Affordability and Access
- The Bicentennial Scholars Fund is a powerful statement of UVA’s commitment to affordability, keeping the University’s doors open wide to talented students from any background, regardless of their ability to pay. With an investment of up to $100 million over five years, this fund matches philanthropic commitments to endow need- and merit-based scholarships for undergraduates. The fund could grow to as much as $300 million and serve as a bridge to funding financial aid entirely through philanthropy rather than tuition dollars, greatly reducing pressure on tuition rates.
- Cornerstone Grants, created in January 2017, provide cost-of- attendance relief to qualifying middle-income, full-time Virginian undergraduates. Through the Cornerstone program, new and continuing in-state students with family incomes below $125,000 are eligible for grants of up to $2,000.
- As part of its ongoing effort to Increase Enrollment by nearly 1,200 in-state undergraduates by the fall of 2018, the Board of Visitors also designated $1.5 million from the Strategic Investment Fund to help accommodate an additional 100 new in-state students.
Research
- The future could bring new methods to diagnose and treat brain injury, epilepsy and tremor from Parkinson’s and Alzheimer’s diseases thanks to research advanced by a $15.7 million investment into Bold Research Advancement in Neuroscience at UVA. Using brain mapping, focused ultrasound, bioinformatics, imaging and data mining, faculty will accelerate research and improve diagnostics and treatment while pursuing cures.
- The Democracy Initiative recognizes the world’s urgent need for meaningful study of democracy’s successes and failures, opportunities and threats, and for policies strengthening democracies worldwide. Led by the College of Arts & Sciences, the initiative will feature research, teaching and public engagement.
- A School of Medicine team of doctors and faculty members has been leading the way in detecting, controlling and eventually curing Type 1 diabetes. Research partners include UVA’s School of Engineering and Applied Science, the Data Science Institute, and an international research network based at UVA known as the Center for Diabetes Technology. A $17 million strategic investment boosts this cross-disciplinary approach. The need is great, and the ambitions are for even greater good.
Research Infrastructure
- An investment into research computing will expand and strengthen UVA’s Computing Infrastructure. The project will provide more reliable and resilient service for advanced high-performance computing clusters, helping maintain a level of computing resources that assists efforts to attract and retain top research faculty.
- The Multifunctional Materials Integration Initiative brings together more than 40 researchers developing materials and devices with unprecedented energy efficiency and functionality. As technologies become more powerful and pervasive, the need to better manage the energy they consume and produce becomes more important. New materials could be the key. Another promising area of research backed by this $10 million investment is in “manufactured senses,” such as artificial vision. The materials initiative will enable faculty to conduct competitive research in materials design, synthesis and characterization, while also facilitating hiring and retention of key faculty.

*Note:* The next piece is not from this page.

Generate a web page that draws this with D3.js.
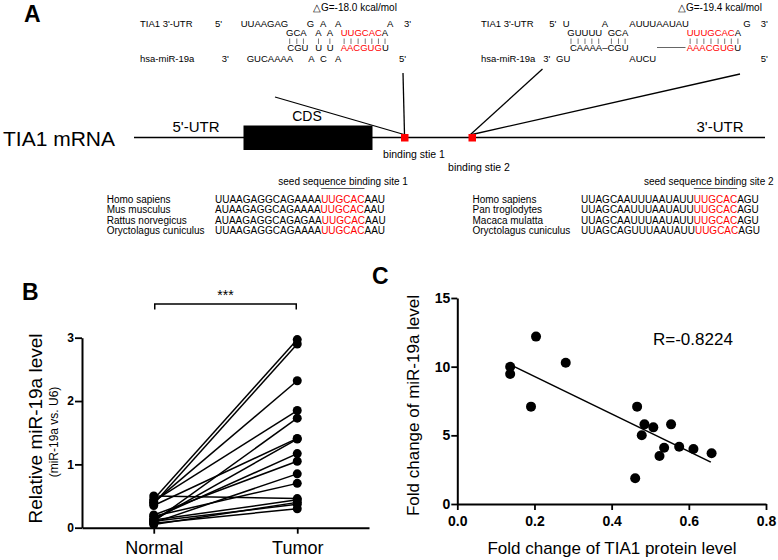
<!DOCTYPE html>
<html><head><meta charset="utf-8">
<script src="https://cdn.jsdelivr.net/npm/d3@7"></script>
<style>
html,body{margin:0;padding:0;background:#fff;}
svg{display:block;font-family:"Liberation Sans",Arial,sans-serif;}
</style></head>
<body>
<svg id="fig" width="778" height="560"></svg>
<script>
// ---------------- DATA ----------------
// Panel A: hybrid diagrams (text content)
const hyb1Row1 = ["TIA1 3'-UTR","5'","UUAAGAG","G","A","A","A","3'"];
const hyb1Row2 = [["GCA",""],["A",""],["A",""],["A","UUGCAC"]]; // [black suffix, red prefix]
const hyb1Row4 = [["CGU",""],["U",""],["U",""],["U","AACGUG"]];
const hyb1Row5 = ["hsa-miR-19a","3'","GUCAAAA","A","C","A","5'"];
const hyb1DG = "△G=-18.0 kcal/mol";

const hyb2Row1 = ["TIA1 3'-UTR","5'","U","A","AUUUAAUAU","G","3'"];
const hyb2Row2 = [["GUUUU",""],["GCA",""],["A","UUUGCAC"]];
const hyb2Row4 = [["CAAAA–CGU",""],["U","AAACGUG"]];
const hyb2Row5 = ["hsa-miR-19a","3'","GU","AUCU","5'"];
const hyb2DG = "△G=-19.4 kcal/mol";

const mrnaLabels = ["TIA1 mRNA","5'-UTR","CDS","3'-UTR","binding stie 1","binding stie 2"];

const seedTitle1 = "seed sequence binding site 1";
const species1 = ["Homo sapiens","Mus musculus","Rattus norvegicus","Oryctolagus cuniculus"];
const seqPre1  = ["UUAAGAGGCAGAAAA","AUAAGAGGCAGAAAA","AUAAGAGGCAGAGAA","UUAAGAGGCAGAAAA"];
const seqSeed1 = ["UUGCAC","UUGCAC","UUGCAC","UUGCAC"];
const seqPost1 = ["AAU","AAU","AAU","AAU"];

const seedTitle2 = "seed sequence binding site 2";
const species2 = ["Homo sapiens","Pan troglodytes","Macaca mulatta","Oryctolagus cuniculus"];
const seqPre2  = ["UUAGCAAUUUAAUAUU","UUAGCAAUUUAAUAUU","UUAGCAAUUUAAUAUU","UUAGCAGUUUAAUAUU"];
const seqSeed2 = ["UUGCAC","UUGCAC","UUGCAC","UUGCAC"];
const seqPost2 = ["AGU","AGU","AGU","AGU"];

// Panel B: paired miR-19a levels
const groupsB  = ["Normal","Tumor"];
const normalB  = [0.45,0.38,0.40,0.42,0.10,0.35,0.12,0.15,0.20,0.08,0.18,0.50,0.12,0.05,0.10,0.07];
const tumorB   = [2.97,2.90,2.32,1.85,1.73,1.41,1.40,1.17,1.05,0.85,0.70,0.46,0.44,0.40,0.37,0.30];
const ticksB   = [0,1,2,3];
const sigLabel = "***";

// Panel C: correlation
const tiaC = [0.137,0.137,0.204,0.281,0.191,0.466,0.485,0.508,0.554,0.478,0.536,0.575,0.612,0.659,0.524,0.461];
const mirC = [10.0,9.47,12.19,10.29,7.09,7.09,5.80,5.58,5.80,5.00,4.10,4.17,4.00,3.69,3.50,1.87];
const fitX = [0.137,0.657];
const fitY = [10.15,3.05];
const ticksCx = [0,0.2,0.4,0.6,0.8];
const ticksCy = [0,5,10,15];
const rLabel = "R=-0.8224";

// ---------------- DRAW ----------------
const svg = d3.select("#fig");
const F = '"Liberation Sans",Arial,sans-serif';
const RED = "#ff0000";

function txt(g, x, y, s, size, opts={}) {
  const t = g.append("text").attr("x", x).attr("y", y).attr("font-size", size)
    .attr("fill", opts.fill || "#000").attr("font-family", F).text(s);
  if (opts.weight) t.attr("font-weight", opts.weight);
  if (opts.anchor) t.attr("text-anchor", opts.anchor);
  return t;
}
function redBlack(g, x, y, red, black, size) {
  const t = g.append("text").attr("x", x).attr("y", y).attr("font-size", size).attr("font-family", F);
  if (red) t.append("tspan").attr("fill", RED).text(red);
  if (black) t.append("tspan").attr("fill", "#000").text(black);
  return t;
}

// Panel labels
txt(svg, 24, 22, "A", 23, {weight:"bold"});
txt(svg, 22, 300, "B", 23, {weight:"bold"});
txt(svg, 372, 284, "C", 23, {weight:"bold"});

// ---- Panel A hybrids
const gA = svg.append("g");
const HS = 9.5;
function pipes(textNode, yTop, yBot) {
  const n = textNode.getNumberOfChars();
  const s = textNode.textContent;
  for (let i = 0; i < n; i++) {
    if (s[i] === " " || s[i] === "–") continue;
    const e = textNode.getExtentOfChar(i);
    const cx = e.x + e.width / 2;
    gA.append("line").attr("x1", cx).attr("x2", cx).attr("y1", yTop).attr("y2", yBot)
      .attr("stroke", "#555").attr("stroke-width", 0.8);
  }
}
// hybrid 1
txt(gA, 313, 11, hyb1DG, 10);
const h1r1x = [140,215,240.7,306.7,320,335,387,404];
hyb1Row1.forEach((s,i)=>txt(gA, h1r1x[i], 27, s, HS));
const h1r2x = [286,315.3,326.7,340.7];
hyb1Row2.forEach((p,i)=>{ const t = redBlack(gA, h1r2x[i], 36, p[1], p[0], HS); pipes(t.node(), 38.5, 44); });
const h1r4x = [287.3,315.3,326.7,340.7];
hyb1Row4.forEach((p,i)=>redBlack(gA, h1r4x[i], 51, p[1], p[0], HS));
const h1r5x = [140,221.7,246.7,308.3,320,335,399];
hyb1Row5.forEach((s,i)=>txt(gA, h1r5x[i], 62, s, HS));

// hybrid 2
txt(gA, 678, 11, hyb2DG, 10);
const h2r1x = [481,549.3,562.7,601.7,629.3,743.3,760.7];
hyb2Row1.forEach((s,i)=>txt(gA, h2r1x[i], 27, s, HS));
const h2r2x = [567.3,607.7,686.7];
hyb2Row2.forEach((p,i)=>{ const t = redBlack(gA, h2r2x[i], 36, p[1], p[0], HS); pipes(t.node(), 38.5, 44); });
const h2r4x = [570,686.7];
hyb2Row4.forEach((p,i)=>redBlack(gA, h2r4x[i], 51, p[1], p[0], HS));
gA.append("line").attr("x1",657).attr("x2",685.5).attr("y1",47.5).attr("y2",47.5).attr("stroke","#555").attr("stroke-width",0.9);
const h2r5x = [481,543.3,556,629.3,760.7];
hyb2Row5.forEach((s,i)=>txt(gA, h2r5x[i], 62, s, HS));

// mRNA schematic
gA.append("line").attr("x1",134).attr("x2",765).attr("y1",137.5).attr("y2",137.5).attr("stroke","#000").attr("stroke-width",1.3);
gA.append("rect").attr("x",243.5).attr("y",125.5).attr("width",129).attr("height",24.5).attr("fill","#000");
txt(gA, 3, 146, mrnaLabels[0], 21);
txt(gA, 196, 131.5, mrnaLabels[1], 15, {anchor:"middle"});
txt(gA, 307, 120.5, mrnaLabels[2], 14, {anchor:"middle"});
txt(gA, 720, 131.5, mrnaLabels[3], 15, {anchor:"middle"});
txt(gA, 414, 157.5, mrnaLabels[4], 10.5, {anchor:"middle"});
txt(gA, 479, 171, mrnaLabels[5], 10.5, {anchor:"middle"});
// connector lines
[[275,97,404,134.5],[403,73,404.5,134.5],[542.5,69,470.5,134.5],[740,74,472,134.5]].forEach(l=>{
  gA.append("line").attr("x1",l[0]).attr("y1",l[1]).attr("x2",l[2]).attr("y2",l[3]).attr("stroke","#000").attr("stroke-width",1.3);
});
gA.append("rect").attr("x",401).attr("y",134).attr("width",7.5).attr("height",7.5).attr("fill",RED);
gA.append("rect").attr("x",468.5).attr("y",134).attr("width",7.5).attr("height",7.5).attr("fill",RED);

// alignment tables
const rowY = [202.5,213,223.8,234.3];
function table(title, titleX, spX, sqX, species, pre, seed, post) {
  txt(gA, titleX, 185, title, 10);
  let seedExt = null;
  species.forEach((s,i)=>{
    txt(gA, spX, rowY[i], s, 10);
    const t = gA.append("text").attr("x", sqX).attr("y", rowY[i]).attr("font-size",10).attr("font-family",F);
    t.append("tspan").attr("fill","#000").text(pre[i]);
    t.append("tspan").attr("fill",RED).text(seed[i]);
    t.append("tspan").attr("fill","#000").text(post[i]);
    if (i === 0) {
      const node = t.node();
      const a = node.getStartPositionOfChar(pre[i].length).x;
      const b = node.getEndPositionOfChar(pre[i].length + seed[i].length - 1).x;
      seedExt = [a,b];
    }
  });
  gA.append("line").attr("x1",seedExt[0]).attr("x2",seedExt[1]).attr("y1",188.5).attr("y2",188.5)
    .attr("stroke","#444").attr("stroke-width",0.9);
}
table(seedTitle1, 278.3, 106.7, 215, species1, seqPre1, seqSeed1, seqPost1);
table(seedTitle2, 644, 472.5, 581, species2, seqPre2, seqSeed2, seqPost2);

// ---- Panel B
const gB = svg.append("g");
const xB = d3.scalePoint().domain(groupsB).range([82,369]).padding(0.5);
const yB = d3.scaleLinear().domain([0,3]).range([527.7,337.7]);
const axB = gB.append("g").attr("transform","translate(82,0)")
  .call(d3.axisLeft(yB).tickValues(ticksB).tickSize(7).tickSizeOuter(0).tickPadding(1).tickFormat(d3.format("d")));
axB.selectAll("text").attr("font-size",12).attr("font-weight","bold").attr("font-family",F).attr("fill","#000");
const axBx = gB.append("g").attr("transform","translate(0,527.7)")
  .call(d3.axisBottom(xB).tickSize(6).tickSizeOuter(0).tickPadding(8));
axBx.selectAll("text").attr("font-size",18).attr("font-family",F).attr("fill","#000");
[axB, axBx].forEach(a=>{ a.select(".domain").attr("stroke","#000").attr("stroke-width",2); a.selectAll(".tick line").attr("stroke","#000").attr("stroke-width",1.8); });
normalB.forEach((n,i)=>{
  gB.append("line").attr("x1",xB("Normal")).attr("y1",yB(n)).attr("x2",xB("Tumor")).attr("y2",yB(tumorB[i]))
    .attr("stroke","#000").attr("stroke-width",1.5);
});
gB.selectAll("circle.n").data(normalB).join("circle").attr("cx",xB("Normal")).attr("cy",d=>yB(d)).attr("r",4.5).attr("fill","#000");
gB.selectAll("circle.t").data(tumorB).join("circle").attr("cx",xB("Tumor")).attr("cy",d=>yB(d)).attr("r",4.5).attr("fill","#000");
// significance bracket
const bx1 = xB("Normal")+1, bx2 = xB("Tumor")-1;
gB.append("path").attr("d",`M${bx1},309.5V304H${bx2}V309.5`).attr("fill","none").attr("stroke","#000").attr("stroke-width",1.5);
txt(gB, (bx1+bx2)/2, 300, sigLabel, 14, {anchor:"middle"});
// y labels
gB.append("text").attr("transform","translate(42,428.5) rotate(-90)").attr("text-anchor","middle")
  .attr("font-size",19).attr("font-family",F).text("Relative miR-19a level");
gB.append("text").attr("transform","translate(58,432) rotate(-90)").attr("text-anchor","middle")
  .attr("font-size",12).attr("font-family",F).text("(miR-19a vs. U6)");

// ---- Panel C
const gC = svg.append("g");
const xC = d3.scaleLinear().domain([0,0.8]).range([457.3,766]);
const yC = d3.scaleLinear().domain([0,15]).range([504,298]);
const axCx = gC.append("g").attr("transform","translate(0,504)")
  .call(d3.axisBottom(xC).tickValues(ticksCx).tickSize(6).tickSizeOuter(0).tickPadding(6).tickFormat(d3.format(".1f")));
const axCy = gC.append("g").attr("transform","translate(457.3,0)")
  .call(d3.axisLeft(yC).tickValues(ticksCy).tickSize(6).tickSizeOuter(0).tickPadding(1).tickFormat(d3.format("d")));
[axCx, axCy].forEach(a=>{
  a.select(".domain").attr("stroke","#000").attr("stroke-width",2);
  a.selectAll(".tick line").attr("stroke","#000").attr("stroke-width",1.8);
  a.selectAll("text").attr("font-size",14).attr("font-weight","bold").attr("font-family",F).attr("fill","#000");
});
gC.append("line").attr("x1",xC(fitX[0])).attr("y1",yC(fitY[0])).attr("x2",xC(fitX[1])).attr("y2",yC(fitY[1]))
  .attr("stroke","#000").attr("stroke-width",1.6);
gC.selectAll("circle").data(tiaC.map((x,i)=>[x,mirC[i]])).join("circle")
  .attr("cx",d=>xC(d[0])).attr("cy",d=>yC(d[1])).attr("r",5).attr("fill","#000");
txt(gC, 653, 345, rLabel, 17);
gC.append("text").attr("transform","translate(419,405.5) rotate(-90)").attr("text-anchor","middle")
  .attr("font-size",17).attr("font-family",F).text("Fold change of miR-19a level");
txt(gC, 612, 554, "Fold change of TIA1 protein level", 17, {anchor:"middle"});
</script>
</body></html>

- The Center for Advanced Biomanufacturing will help UVA compete for new federal funding for tissue engineering and regenerative medicine. Applications include limb and organ replacement and treatment of birth defects and nerve damage. This $3 million investment in research infrastructure and equipment will advance these programs, accelerate translational research and support state-of-the-art tissue regenerative materials and tissue biofabrication.